▸ WHAT IS NEEDED
Without the pictures, print the lines running from the beginning of the material to the line containing "from matplotlib.patches import", both ends included.

▸ COLLECTED DATA
[BEGIN]

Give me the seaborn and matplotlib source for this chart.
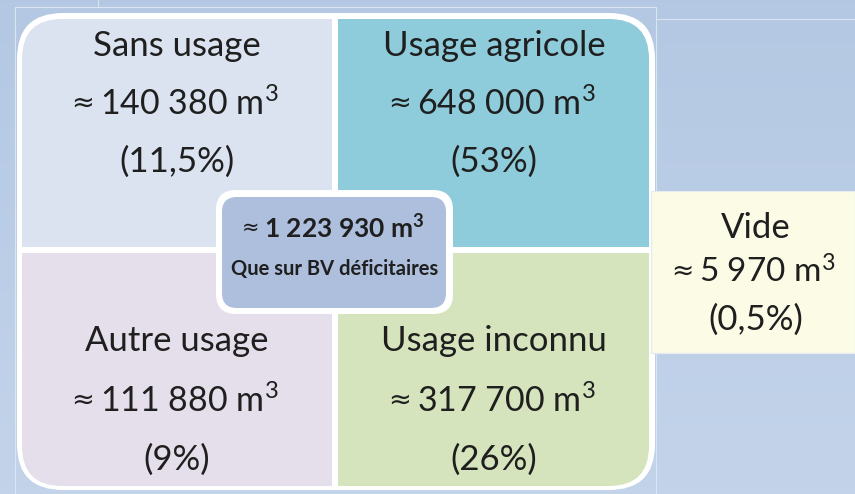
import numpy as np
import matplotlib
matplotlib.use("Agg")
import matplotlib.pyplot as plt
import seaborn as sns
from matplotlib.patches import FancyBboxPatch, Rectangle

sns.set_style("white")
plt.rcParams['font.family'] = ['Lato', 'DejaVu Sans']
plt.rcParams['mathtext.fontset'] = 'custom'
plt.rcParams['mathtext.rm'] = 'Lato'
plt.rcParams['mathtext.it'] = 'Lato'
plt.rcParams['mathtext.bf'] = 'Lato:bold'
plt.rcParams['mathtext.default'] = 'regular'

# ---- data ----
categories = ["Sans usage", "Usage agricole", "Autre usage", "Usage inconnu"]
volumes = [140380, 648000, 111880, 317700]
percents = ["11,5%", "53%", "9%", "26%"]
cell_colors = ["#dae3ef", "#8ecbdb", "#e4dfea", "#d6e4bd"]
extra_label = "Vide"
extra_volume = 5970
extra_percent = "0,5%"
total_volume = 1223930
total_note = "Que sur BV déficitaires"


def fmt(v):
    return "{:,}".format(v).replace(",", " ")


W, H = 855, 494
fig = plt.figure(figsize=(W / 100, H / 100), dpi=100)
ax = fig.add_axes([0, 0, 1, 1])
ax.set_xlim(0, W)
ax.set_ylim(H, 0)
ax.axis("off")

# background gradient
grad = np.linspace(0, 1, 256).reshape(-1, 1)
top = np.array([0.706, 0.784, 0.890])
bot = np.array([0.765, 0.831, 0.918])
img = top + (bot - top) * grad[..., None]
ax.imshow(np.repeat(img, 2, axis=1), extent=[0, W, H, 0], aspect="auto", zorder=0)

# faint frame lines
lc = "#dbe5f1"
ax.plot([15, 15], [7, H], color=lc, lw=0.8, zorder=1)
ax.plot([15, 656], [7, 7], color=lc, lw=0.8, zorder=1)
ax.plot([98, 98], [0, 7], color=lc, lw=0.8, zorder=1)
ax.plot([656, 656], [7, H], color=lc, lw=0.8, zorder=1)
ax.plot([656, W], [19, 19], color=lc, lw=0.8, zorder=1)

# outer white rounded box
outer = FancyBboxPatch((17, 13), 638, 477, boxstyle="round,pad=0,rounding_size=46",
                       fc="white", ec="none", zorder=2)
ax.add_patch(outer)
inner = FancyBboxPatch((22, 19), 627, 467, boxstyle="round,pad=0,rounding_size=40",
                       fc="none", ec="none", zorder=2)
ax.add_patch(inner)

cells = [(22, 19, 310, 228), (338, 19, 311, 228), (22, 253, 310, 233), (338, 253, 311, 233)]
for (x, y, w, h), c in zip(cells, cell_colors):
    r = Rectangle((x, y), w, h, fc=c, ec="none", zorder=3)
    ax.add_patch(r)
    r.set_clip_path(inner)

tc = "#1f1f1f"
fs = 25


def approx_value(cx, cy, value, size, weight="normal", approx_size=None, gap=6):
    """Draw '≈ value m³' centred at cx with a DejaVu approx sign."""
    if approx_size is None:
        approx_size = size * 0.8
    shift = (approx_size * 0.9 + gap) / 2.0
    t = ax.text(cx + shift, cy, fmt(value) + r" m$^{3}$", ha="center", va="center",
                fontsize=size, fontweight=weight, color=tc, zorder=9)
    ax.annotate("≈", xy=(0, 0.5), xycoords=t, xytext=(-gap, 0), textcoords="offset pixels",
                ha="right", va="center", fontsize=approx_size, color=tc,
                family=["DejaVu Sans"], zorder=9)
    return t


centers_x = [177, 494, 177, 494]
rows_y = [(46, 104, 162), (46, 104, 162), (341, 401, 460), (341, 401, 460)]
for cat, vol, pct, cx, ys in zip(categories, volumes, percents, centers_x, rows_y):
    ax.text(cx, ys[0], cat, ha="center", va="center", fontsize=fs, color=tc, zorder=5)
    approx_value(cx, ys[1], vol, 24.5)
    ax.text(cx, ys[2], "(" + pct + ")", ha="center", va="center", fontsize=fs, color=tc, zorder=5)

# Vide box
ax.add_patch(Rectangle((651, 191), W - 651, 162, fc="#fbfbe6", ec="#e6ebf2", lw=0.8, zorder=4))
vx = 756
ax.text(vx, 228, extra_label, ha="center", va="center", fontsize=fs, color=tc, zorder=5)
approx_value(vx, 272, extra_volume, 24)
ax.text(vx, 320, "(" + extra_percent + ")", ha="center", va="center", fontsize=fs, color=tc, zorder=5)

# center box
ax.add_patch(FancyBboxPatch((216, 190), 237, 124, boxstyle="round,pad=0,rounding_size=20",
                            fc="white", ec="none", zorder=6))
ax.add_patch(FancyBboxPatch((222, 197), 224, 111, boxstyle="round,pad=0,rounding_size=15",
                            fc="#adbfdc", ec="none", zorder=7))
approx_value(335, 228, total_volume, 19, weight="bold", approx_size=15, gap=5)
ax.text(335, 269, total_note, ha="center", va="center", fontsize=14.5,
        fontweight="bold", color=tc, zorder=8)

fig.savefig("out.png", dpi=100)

[END]

▸ SOLVED EXERCISE
Give me the seaborn and matplotlib source for this chart.
import numpy as np
import matplotlib
matplotlib.use("Agg")
import matplotlib.pyplot as plt
import seaborn as sns
from matplotlib.patches import FancyBboxPatch, Rectangle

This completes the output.